“The best, and almost the only, harmonics for the harp are those obtained by touching with the lower and fleshy part of the palm of the hand the centre of the string, while playing with the thumb and two first fingers of the same hand, thus producing the high octave of the usual sound. Harmonics may be produced by both hands. It is even possible to produce two, or three, at a time with one hand; but then it is prudent to let the other have but one note to play.
“All the strings of the harp are not fit for harmonics—only the last two octaves should be employed for this purpose; they being the sole ones of which the strings are sufficiently long to admit of being divided by touching in the centre and sufficiently tightened for neatly producing harmonics.”
The framework of the double-action harp consists of the soundboard opposite which is the vertical pillar. Both support the “neck,” a sort of curved bracket, graceful in shape. The neck contains the “comb,” which holds the mechanism for raising the pitch of the strings. The pillar is hollow and holds, concealed within it, the rods working the mechanism. The pillar and soundboard are also united in the “pedestal,” which is the frame for the pedals. These pedals are levers, which are moved by the feet and move the rods in the pillar.
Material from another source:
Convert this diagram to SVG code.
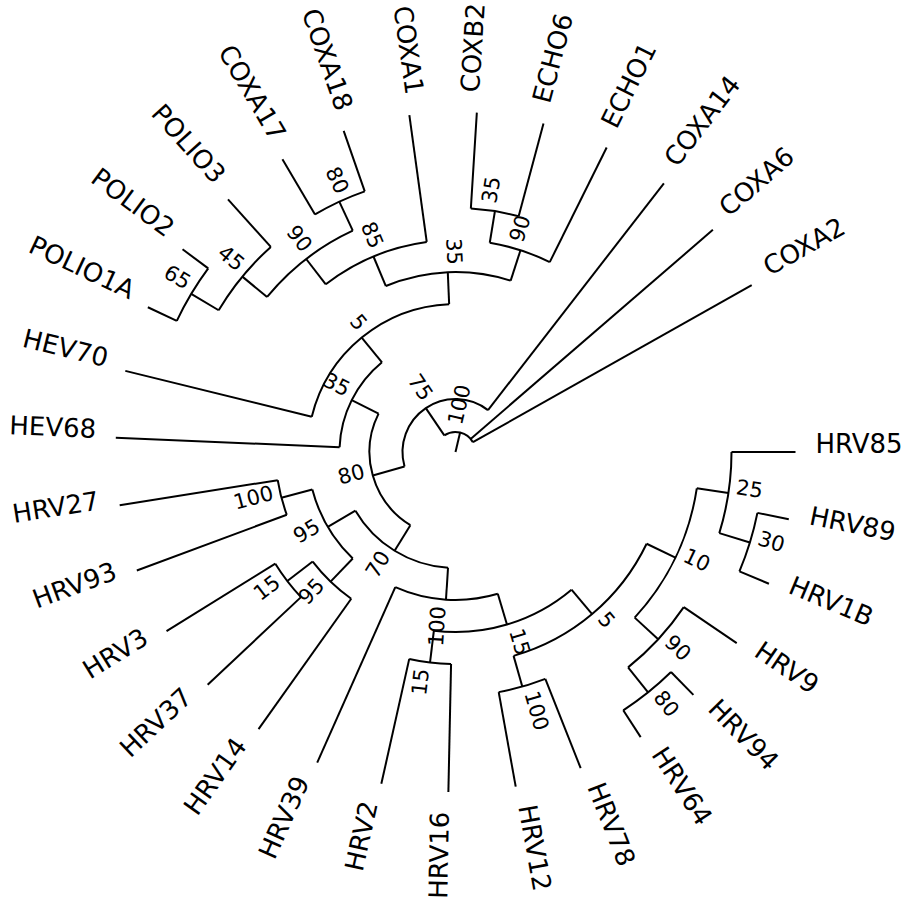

The wood used in a harp is generally sycamore, but the soundboard is pine. Along the centre of the soundboard a strip of beech, or other hard wood, is glued in which are inserted the pegs that hold the lower ends of the strings. The upper ends of the strings are wound round tuning-pins inserted into the wrest plank, which forms the upper part of the neck.
The forty-seven strings are of catgut colored for the convenience of the player. The eleven longest are covered with wire, or silk. The uncovered C-strings are colored red and the F-strings, blue. The harp player rests the instrument upon his right shoulder and plays from the treble side.
The harp is a very ancient instrument. It was played thousands of years ago in Egypt and Assyria. In fact it was the favorite instrument of the Egyptians and it was often magnificently ornamented. The Egyptian harp had no front pillar, and sometimes it looks in the hands of the player like a boat with a sail of strings. Sometimes it stood six feet high. There were a great many sizes and varieties, as are seen in wall-paintings and other decorations.
The big Egyptian harp, with its dull, heavy thudding sounds, was characteristic of Egyptian music, and Verdi has marvellously reproduced this effect in his opera of Aïda.
All ancient nations seem to have used the harp in some form, or another. And it never seems to have gone out of fashion. Cultured races and primitive peoples alike played the harp. The Greeks had three-cornered harps and the Romans had harps with a curved frame, pegs, and sound-box. The famous lyre was a kind of harp. The ancient Irish harp, called cruit, and also crwth, which in time became a sort of fiddle-harp and was played with a bow, seems to have been an ancestor of the violin. As early as 200 B.C. the Irish children were taught that “the spirit of song dwelt among the trembling strings of the cruit.”
The Irish harp was famous. So were the Irish harpers. Bishops and abbots travelled about the country with their harps, and the Irish bard with his harp was a familiar figure as early as the Sixth Century.